Dr Sabrina Rahman

Research interests

My current research examines the common aesthetic, political and economic practices that have shaped the intersection of architecture, fashion, graphic design, and interior design in imperial Austria, Britain, Eastern Europe, and South Asia. My book manuscript Empires of Design: Historicism, Modernity and the Politics of Global Living explores how visual and haptic modes of communication have contributed to notions of local identity and cosmopolitanism across cultural and geographical boundaries, starting with the Great Exhibition and concluding with the development of post-imperial policies of inclusive housing.
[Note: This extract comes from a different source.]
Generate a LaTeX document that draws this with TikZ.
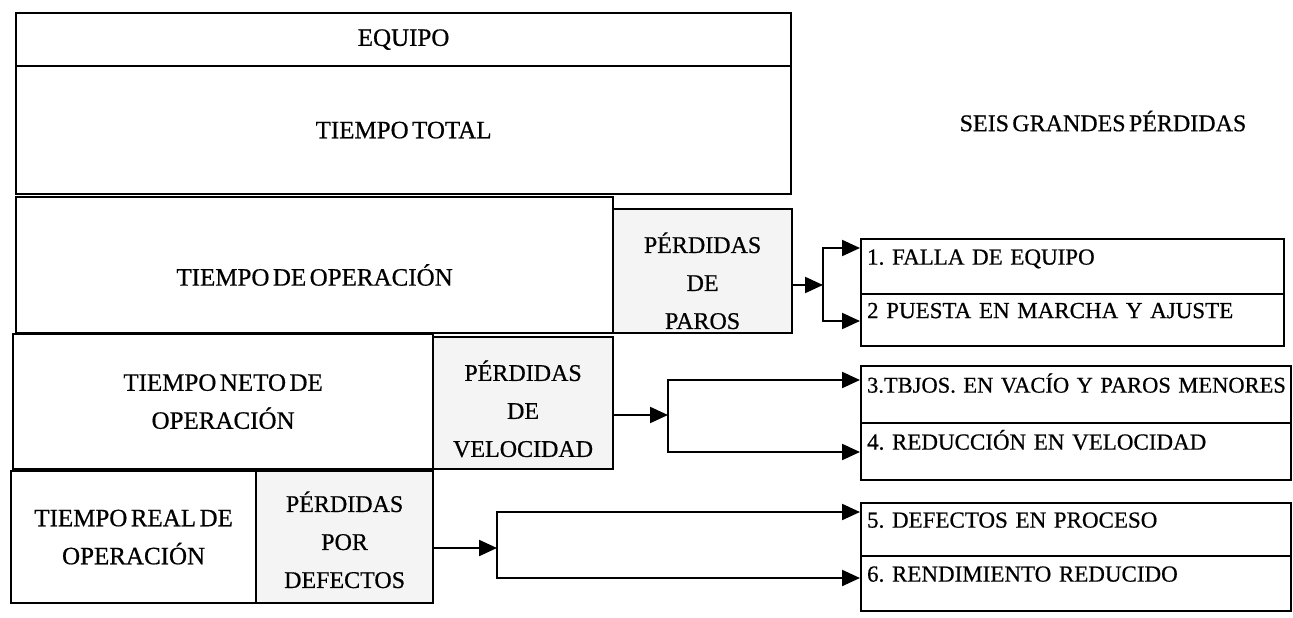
\documentclass[tikz,border=0pt]{standalone}
\usepackage{fontspec}
\setmainfont{Liberation Serif}[FakeBold=0.6]
\newfontfamily\tightfont{Liberation Serif}[WordSpace=0.55, FakeBold=0.6]
\usetikzlibrary{arrows.meta}
\begin{document}
\frenchspacing
\begin{tikzpicture}[x=1pt,y=-1pt,
  box/.style={draw, line width=2.2pt, anchor=north west, inner sep=0pt, align=center,
    font=\tightfont\fontsize{25}{38}\selectfont},
  loss/.style={box, fill=gray!9, font=\tightfont\fontsize{24}{38}\selectfont},
  item/.style={draw, line width=2.2pt, anchor=north west, inner xsep=6pt, inner ysep=0pt,
    align=left, font=\fontsize{23}{24}\selectfont, text height=16pt, text depth=20pt},
  tip/.style={line width=2.2pt, line join=miter, -{Triangle[length=18pt,width=16pt]}},
  tips/.style={line width=2.2pt, line join=miter, {Triangle[length=18pt,width=16pt]}-{Triangle[length=18pt,width=16pt]}}]
\useasboundingbox (0,0) rectangle (1293,618);

% left stack
\node[box, minimum width=775pt, minimum height=53pt] (equipo) at (15,12) {EQUIPO};
\node[box, minimum width=775pt, minimum height=128pt] (total) at (15,65) {TIEMPO TOTAL};
\node[box, minimum width=597pt, minimum height=136pt, text height=46pt, text depth=5pt] (oper) at (15,196) {TIEMPO DE OPERACIÓN};
\node[loss, minimum width=179pt, minimum height=124pt] (paros) at (612,208) {\rule{0pt}{40pt}PÉRDIDAS\\DE\\PAROS};
\node[box, minimum width=420pt, minimum height=135pt] (neto) at (12,333) {TIEMPO NETO DE\\OPERACIÓN};
\node[loss, minimum width=180pt, minimum height=132pt] (vel) at (432,336) {\rule{0pt}{32pt}PÉRDIDAS\\DE\\VELOCIDAD};
\node[box, minimum width=245pt, minimum height=132pt] (real) at (10,470) {TIEMPO REAL DE\\OPERACIÓN};
\node[loss, minimum width=177pt, minimum height=132pt] (def) at (255,470) {\rule{0pt}{26pt}PÉRDIDAS\\POR\\DEFECTOS};

% title
\node[font=\tightfont\fontsize{24}{28}\selectfont] (title) at (1103,121) {SEIS GRANDES PÉRDIDAS};

% six losses
\node[item, minimum width=423pt, text width=411pt, minimum height=55pt] (f1) at (860,238) {1. FALLA DE EQUIPO};
\node[item, minimum width=423pt, text width=411pt, minimum height=52pt] (f2) at (860,293) {2 PUESTA EN MARCHA Y AJUSTE};
\node[item, minimum width=430pt, text width=418pt, minimum height=57pt, font=\fontsize{22.5}{24}\selectfont] (f3) at (860,365) {\mbox{3.TBJOS. EN VACÍO Y PAROS MENORES}};
\node[item, minimum width=430pt, text width=418pt, minimum height=57pt] (f4) at (860,422) {4. REDUCCIÓN EN VELOCIDAD};
\node[item, minimum width=430pt, text width=418pt, minimum height=53pt] (f5) at (860,502) {5. DEFECTOS EN PROCESO};
\node[item, minimum width=430pt, text width=418pt, minimum height=55pt] (f6) at (860,555) {6. RENDIMIENTO REDUCIDO};

% connectors
\coordinate (pj) at (823,285);
\coordinate (pt) at (823,248);
\coordinate (pb) at (823,321);
\draw[tip] (paros.east |- pj) -- (pj);
\draw[tips] (pt -| f1.west) -- (pt) -- (pb) -- (pb -| f2.west);

\coordinate (vj) at (668,415);
\coordinate (vt) at (668,380);
\coordinate (vb) at (668,452);
\draw[tip] (vel.east |- vj) -- (vj);
\draw[tips] (vt -| f3.west) -- (vt) -- (vb) -- (vb -| f4.west);

\coordinate (dj) at (497,548);
\coordinate (dt) at (497,512);
\coordinate (db) at (497,578);
\draw[tip] (def.east |- dj) -- (dj);
\draw[tips] (dt -| f5.west) -- (dt) -- (db) -- (db -| f6.west);
\end{tikzpicture}
\end{document}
In doing so, I engage with questions of class, empire and ethnicity in nineteenth- and twentieth-century design, and am informed primarily by the history of design theory (Alois Riegl, Adolf Loos, Josef Frank, Victor Papanek, Bernard Rudofsky) as well as contemporary theories of migration and postcolonialism.

I co-edited the volumes Mies van Rohe, Richter, Graeef & Co. Alltag und Design in der Avantgarde-Zeitschrift G (2013) and Imagining Blackness in Austria and Germany (2012), and have published widely on a number of topics related to visual culture in Central and Eastern Europe. I have also written the entries on Austria, Bulgaria and Lithuania for the Bloomsbury Encyclopaedia of Design (2016).
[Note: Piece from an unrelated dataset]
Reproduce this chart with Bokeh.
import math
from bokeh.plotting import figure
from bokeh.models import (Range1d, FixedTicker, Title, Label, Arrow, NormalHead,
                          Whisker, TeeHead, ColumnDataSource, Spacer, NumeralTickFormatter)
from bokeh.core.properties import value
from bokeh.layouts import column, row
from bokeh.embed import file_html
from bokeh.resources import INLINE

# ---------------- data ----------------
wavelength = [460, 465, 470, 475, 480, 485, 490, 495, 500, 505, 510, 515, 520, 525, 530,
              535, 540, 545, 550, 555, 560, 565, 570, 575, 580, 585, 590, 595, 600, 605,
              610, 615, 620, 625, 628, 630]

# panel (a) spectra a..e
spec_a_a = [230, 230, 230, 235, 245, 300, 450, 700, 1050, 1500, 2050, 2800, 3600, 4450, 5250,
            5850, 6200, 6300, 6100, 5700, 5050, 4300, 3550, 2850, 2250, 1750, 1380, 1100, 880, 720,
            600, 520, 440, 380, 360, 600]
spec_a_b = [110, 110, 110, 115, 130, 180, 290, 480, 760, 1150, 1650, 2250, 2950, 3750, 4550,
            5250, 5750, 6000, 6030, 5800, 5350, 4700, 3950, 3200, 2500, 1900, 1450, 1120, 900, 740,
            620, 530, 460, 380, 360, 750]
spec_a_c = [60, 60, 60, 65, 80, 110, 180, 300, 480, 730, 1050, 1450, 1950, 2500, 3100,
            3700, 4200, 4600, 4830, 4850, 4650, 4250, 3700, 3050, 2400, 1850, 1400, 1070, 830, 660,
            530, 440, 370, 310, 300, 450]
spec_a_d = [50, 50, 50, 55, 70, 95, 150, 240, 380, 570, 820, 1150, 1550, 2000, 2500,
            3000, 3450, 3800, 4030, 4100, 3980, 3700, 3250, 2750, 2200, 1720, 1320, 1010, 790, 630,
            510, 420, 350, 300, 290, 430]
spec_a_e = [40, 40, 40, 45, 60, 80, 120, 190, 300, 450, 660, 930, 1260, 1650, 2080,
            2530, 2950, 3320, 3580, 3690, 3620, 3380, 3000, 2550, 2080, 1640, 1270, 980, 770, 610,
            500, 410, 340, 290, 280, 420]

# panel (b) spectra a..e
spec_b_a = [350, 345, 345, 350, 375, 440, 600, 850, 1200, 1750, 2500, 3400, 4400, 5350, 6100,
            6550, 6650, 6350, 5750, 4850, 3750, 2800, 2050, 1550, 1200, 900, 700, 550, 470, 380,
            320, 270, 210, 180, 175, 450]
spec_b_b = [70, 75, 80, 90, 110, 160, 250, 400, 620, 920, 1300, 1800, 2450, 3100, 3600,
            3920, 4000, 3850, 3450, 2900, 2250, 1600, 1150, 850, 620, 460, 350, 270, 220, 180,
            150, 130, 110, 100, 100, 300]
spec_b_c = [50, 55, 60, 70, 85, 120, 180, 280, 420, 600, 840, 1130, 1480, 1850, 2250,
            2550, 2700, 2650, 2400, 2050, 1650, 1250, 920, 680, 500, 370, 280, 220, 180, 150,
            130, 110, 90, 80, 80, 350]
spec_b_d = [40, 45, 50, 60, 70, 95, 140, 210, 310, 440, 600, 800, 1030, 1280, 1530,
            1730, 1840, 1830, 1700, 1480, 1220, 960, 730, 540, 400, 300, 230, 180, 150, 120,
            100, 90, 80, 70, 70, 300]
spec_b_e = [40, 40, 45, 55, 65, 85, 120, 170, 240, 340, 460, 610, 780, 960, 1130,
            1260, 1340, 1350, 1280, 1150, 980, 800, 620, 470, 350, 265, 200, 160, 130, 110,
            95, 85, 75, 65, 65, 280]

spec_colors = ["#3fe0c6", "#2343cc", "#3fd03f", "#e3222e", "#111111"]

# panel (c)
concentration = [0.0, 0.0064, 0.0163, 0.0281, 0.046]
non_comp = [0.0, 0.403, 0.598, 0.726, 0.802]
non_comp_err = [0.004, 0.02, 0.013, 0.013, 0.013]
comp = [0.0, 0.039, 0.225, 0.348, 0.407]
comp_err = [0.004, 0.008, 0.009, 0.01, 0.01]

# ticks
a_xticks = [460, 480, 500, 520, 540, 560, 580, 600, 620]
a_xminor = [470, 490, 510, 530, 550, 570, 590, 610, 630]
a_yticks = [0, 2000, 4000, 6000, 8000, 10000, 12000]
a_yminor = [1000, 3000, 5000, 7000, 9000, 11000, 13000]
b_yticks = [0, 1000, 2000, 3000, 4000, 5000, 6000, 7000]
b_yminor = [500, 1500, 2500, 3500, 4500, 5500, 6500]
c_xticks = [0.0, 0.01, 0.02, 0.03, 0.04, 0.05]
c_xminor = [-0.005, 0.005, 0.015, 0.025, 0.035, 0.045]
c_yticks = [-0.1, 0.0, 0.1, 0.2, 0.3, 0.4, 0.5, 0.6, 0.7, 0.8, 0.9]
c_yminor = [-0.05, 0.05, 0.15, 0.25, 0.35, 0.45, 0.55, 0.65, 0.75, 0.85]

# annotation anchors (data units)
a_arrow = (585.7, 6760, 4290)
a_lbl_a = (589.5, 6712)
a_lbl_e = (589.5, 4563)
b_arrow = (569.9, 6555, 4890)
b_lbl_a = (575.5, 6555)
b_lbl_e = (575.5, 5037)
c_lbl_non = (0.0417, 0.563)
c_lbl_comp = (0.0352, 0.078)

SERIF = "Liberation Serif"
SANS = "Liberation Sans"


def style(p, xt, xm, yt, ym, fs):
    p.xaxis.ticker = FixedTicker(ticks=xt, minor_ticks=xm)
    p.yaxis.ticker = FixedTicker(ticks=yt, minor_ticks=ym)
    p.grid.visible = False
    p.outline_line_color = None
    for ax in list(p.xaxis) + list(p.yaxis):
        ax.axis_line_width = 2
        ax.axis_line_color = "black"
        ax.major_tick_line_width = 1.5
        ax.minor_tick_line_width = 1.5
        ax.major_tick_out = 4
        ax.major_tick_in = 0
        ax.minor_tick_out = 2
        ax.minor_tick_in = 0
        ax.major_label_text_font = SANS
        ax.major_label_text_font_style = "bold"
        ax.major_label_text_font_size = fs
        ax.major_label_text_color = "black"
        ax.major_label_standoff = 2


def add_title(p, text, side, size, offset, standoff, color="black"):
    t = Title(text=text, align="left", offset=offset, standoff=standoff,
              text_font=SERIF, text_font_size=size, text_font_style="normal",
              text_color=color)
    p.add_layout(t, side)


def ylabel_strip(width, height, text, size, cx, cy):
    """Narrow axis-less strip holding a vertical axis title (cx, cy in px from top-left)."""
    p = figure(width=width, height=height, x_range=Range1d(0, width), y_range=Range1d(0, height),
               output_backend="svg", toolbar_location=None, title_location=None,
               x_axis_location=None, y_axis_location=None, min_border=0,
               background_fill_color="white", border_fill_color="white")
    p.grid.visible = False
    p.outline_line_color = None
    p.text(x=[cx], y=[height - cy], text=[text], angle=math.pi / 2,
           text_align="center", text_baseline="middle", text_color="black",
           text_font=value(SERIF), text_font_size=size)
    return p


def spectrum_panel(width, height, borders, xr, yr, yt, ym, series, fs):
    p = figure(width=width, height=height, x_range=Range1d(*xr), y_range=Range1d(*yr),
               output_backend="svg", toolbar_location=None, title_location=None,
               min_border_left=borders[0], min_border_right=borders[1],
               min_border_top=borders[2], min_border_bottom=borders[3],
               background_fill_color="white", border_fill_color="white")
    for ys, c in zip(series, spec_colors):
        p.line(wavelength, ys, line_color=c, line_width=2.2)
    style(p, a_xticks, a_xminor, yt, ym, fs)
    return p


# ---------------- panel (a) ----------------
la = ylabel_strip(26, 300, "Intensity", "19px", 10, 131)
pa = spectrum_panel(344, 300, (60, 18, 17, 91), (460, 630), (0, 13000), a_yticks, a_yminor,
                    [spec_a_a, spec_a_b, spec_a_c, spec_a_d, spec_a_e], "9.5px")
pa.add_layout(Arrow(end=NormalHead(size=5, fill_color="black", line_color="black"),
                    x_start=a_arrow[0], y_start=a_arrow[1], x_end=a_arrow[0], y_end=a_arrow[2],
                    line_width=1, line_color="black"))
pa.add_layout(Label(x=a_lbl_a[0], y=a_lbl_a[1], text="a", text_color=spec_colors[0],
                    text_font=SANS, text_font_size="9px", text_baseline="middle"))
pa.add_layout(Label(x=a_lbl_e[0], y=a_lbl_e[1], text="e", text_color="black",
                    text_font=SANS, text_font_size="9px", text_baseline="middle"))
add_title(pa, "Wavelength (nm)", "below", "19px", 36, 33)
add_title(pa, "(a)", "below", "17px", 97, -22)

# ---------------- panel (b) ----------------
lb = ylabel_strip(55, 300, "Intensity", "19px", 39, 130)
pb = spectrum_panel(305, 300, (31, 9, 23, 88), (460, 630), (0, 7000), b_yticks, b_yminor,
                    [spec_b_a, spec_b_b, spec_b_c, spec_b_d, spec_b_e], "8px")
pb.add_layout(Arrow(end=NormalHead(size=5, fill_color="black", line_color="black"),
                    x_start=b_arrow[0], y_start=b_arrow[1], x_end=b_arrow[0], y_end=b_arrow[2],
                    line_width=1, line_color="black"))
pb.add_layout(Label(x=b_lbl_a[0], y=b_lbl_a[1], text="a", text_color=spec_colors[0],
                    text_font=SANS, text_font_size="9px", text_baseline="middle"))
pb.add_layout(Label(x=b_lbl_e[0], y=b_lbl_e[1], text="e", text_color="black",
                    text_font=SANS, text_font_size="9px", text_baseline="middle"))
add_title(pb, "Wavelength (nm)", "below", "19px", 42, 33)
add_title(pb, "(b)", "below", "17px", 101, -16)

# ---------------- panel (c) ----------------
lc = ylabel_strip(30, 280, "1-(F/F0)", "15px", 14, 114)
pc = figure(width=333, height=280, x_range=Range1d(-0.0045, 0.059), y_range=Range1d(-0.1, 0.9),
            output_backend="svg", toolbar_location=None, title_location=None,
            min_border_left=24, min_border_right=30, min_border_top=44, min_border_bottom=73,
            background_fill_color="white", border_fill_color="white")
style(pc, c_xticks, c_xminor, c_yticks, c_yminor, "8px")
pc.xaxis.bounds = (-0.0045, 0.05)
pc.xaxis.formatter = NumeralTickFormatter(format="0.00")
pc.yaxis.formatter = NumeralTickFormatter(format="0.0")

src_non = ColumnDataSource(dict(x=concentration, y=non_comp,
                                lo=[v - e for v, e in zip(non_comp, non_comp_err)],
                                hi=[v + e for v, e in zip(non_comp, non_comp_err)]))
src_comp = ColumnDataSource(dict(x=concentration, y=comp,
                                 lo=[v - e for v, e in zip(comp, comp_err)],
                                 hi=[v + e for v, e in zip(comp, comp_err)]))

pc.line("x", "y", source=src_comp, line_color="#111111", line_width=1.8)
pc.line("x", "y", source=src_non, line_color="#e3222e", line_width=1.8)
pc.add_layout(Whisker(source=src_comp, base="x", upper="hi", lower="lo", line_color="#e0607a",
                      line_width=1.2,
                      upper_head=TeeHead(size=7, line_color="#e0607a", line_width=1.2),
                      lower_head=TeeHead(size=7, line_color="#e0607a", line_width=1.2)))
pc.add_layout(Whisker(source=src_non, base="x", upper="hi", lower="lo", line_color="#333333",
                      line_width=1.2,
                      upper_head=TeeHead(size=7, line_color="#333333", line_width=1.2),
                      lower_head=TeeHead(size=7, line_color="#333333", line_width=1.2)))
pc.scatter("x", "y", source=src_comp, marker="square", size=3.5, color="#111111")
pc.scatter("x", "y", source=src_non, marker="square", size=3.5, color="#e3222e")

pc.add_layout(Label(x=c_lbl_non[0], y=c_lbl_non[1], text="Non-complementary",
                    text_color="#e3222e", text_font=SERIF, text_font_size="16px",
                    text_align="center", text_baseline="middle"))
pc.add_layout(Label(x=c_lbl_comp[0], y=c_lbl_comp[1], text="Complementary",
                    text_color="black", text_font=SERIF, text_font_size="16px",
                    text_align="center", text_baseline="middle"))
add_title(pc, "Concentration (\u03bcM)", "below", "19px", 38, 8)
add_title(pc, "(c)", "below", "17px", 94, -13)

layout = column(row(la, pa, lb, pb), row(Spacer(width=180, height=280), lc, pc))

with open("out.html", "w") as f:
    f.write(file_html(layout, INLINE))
I have special expertise in the collaborative work of the sociologist Otto Neurath and the designer Josef Frank, as well as the history of Viennese housing. I also work extensively on fin-de-siecle Vienna and art of the Habsburg Empire, emigre designers after the Second World War, and global histories of architecture and design.
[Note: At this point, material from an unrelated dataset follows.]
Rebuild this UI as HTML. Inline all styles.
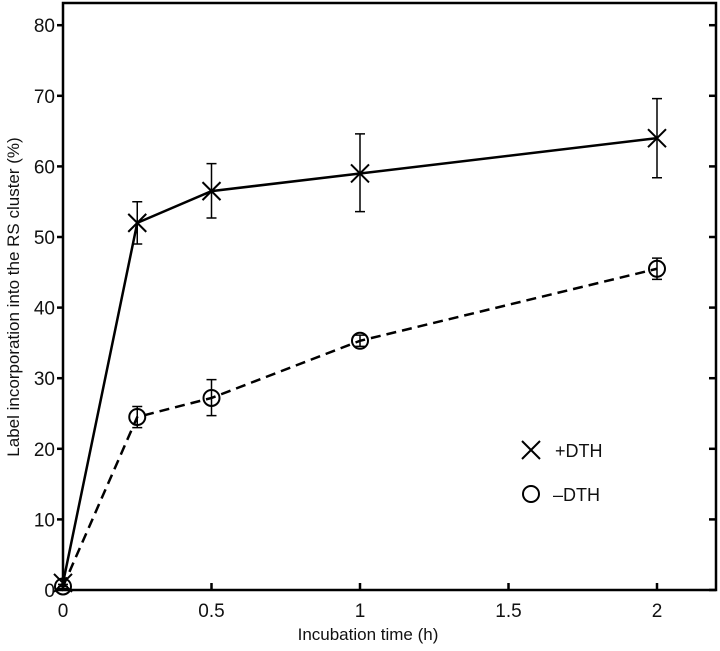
<!DOCTYPE html>
<html><head><meta charset="utf-8"><style>
body{margin:0;background:#fff}
text{font-family:"Liberation Sans",Arial,sans-serif;fill:#111}
</style></head><body>
<svg id="chart" width="720" height="646" xmlns="http://www.w3.org/2000/svg">
<rect x="63" y="3" width="653" height="587" fill="none" stroke="#000" stroke-width="2.5"/>
<g id="axes"></g>
<g id="series"></g>
<text x="368" y="640" font-size="17" text-anchor="middle">Incubation time (h)</text>
<text transform="translate(19,297) rotate(-90)" font-size="17" text-anchor="middle">Label incorporation into the RS cluster (%)</text>
<g>
<g>
<path d="M522,441 L540,459 M540,441 L522,459" stroke="#000" stroke-width="2"/>
<text x="555" y="457" font-size="18">+DTH</text></g>
<g>
<circle cx="531" cy="494" r="8" fill="none" stroke="#000" stroke-width="2"/>
<text x="553" y="501" font-size="18">–DTH</text></g>
</g>
</svg>
<script>
const xTicks=[0,0.5,1,1.5,2];
const xTickLabels=["0","0.5","1","1.5","2"];
const yTicks=[0,10,20,30,40,50,60,70,80];
const yTickLabels=["0","10","20","30","40","50","60","70","80"];
const times=[0,0.25,0.5,1,2];
const plusVals=[1,52,56.5,59,64];
const plusLo=[0.5,49,52.7,53.6,58.4];
const plusHi=[1.5,55,60.4,64.6,69.6];
const minusVals=[0.5,24.5,27.2,35.3,45.5];
const minusLo=[0.2,23,24.7,34.5,44];
const minusHi=[0.8,26,29.8,36.1,47];
const X=v=>63+v*297;
const Y=v=>590-v*7.06;
const NS="http://www.w3.org/2000/svg";
function mk(tag,attrs,parent){const e=document.createElementNS(NS,tag);for(const k in attrs)e.setAttribute(k,attrs[k]);parent.appendChild(e);return e;}
const ax=document.getElementById('axes');
xTicks.forEach((t,i)=>{
 const l=mk('line',{x1:X(t),x2:X(t),y1:590,y2:583,stroke:'#000','stroke-width':2.5},ax);
 
 
 const tx=mk('text',{x:X(t),y:617,'font-size':19,'text-anchor':'middle'},ax);tx.textContent=xTickLabels[i];
 
 
});
yTicks.forEach((t,i)=>{
 const l=mk('line',{x1:57,x2:63,y1:Y(t),y2:Y(t),stroke:'#000','stroke-width':2.5},ax);
 
 
 const r=mk('line',{x1:709,x2:716,y1:Y(t),y2:Y(t),stroke:'#000','stroke-width':2.5},ax);
 
 
 const tx=mk('text',{x:55,y:Y(t)+7,'font-size':19,'text-anchor':'end'},ax);tx.textContent=yTickLabels[i];
 
 
});
const sg=document.getElementById('series');
function series(vals,lo,hi,dash,marker,name){
 const g=mk('g',{},sg);
 
 
 const pl=mk('polyline',{points:times.map((t,i)=>X(t)+','+Y(vals[i])).join(' '),fill:'none',stroke:'#000','stroke-width':2.5,'stroke-dasharray':dash},g);
 
 
 times.forEach((t,i)=>{
  const x=X(t),y=Y(vals[i]);
  const e=mk('path',{d:`M${x},${Y(lo[i])}V${Y(hi[i])}M${x-5},${Y(lo[i])}H${x+5}M${x-5},${Y(hi[i])}H${x+5}`,stroke:'#000','stroke-width':1.5,fill:'none'},g);
  
  
  let m;
  if(marker==='x') m=mk('path',{d:`M${x-9},${y-9}L${x+9},${y+9}M${x+9},${y-9}L${x-9},${y+9}`,stroke:'#000','stroke-width':2},g);
  else m=mk('circle',{cx:x,cy:y,r:8,fill:'none',stroke:'#000','stroke-width':2},g);
  
  
 });
}
series(plusVals,plusLo,plusHi,'none','x','plus-dth-series');
series(minusVals,minusLo,minusHi,'10,6','o','minus-dth-series');
</script>
</body></html>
I have a general interest in the history of art and design in Britain, Central Europe, Eastern Europe, Japan, South Asia, and West Africa. Other interests include the intersection of museum studies and design history, migration and diaspora studies, and the curation of everyday life and the modern vernacular

Research collaborations

In conjunction with my academic publications, I have had extensive curatorial experience in Austria, the United Kingdom and the United States. In 2015 I was co-curator of the exhibition Bilston's Happy Housing: Otto Neurath's Vision for Post-War Modern Living (Bilston Craft Gallery), which followed on my work as a guest curator of architecture and design at the Wien Museum in Vienna (2011-12).

I have supported interdisciplinary and international collaboration by presenting my research to academic, curatorial and public audiences in Austria, Germany, Portugal, Sweden, Turkey, the United Kingdom, and the United States.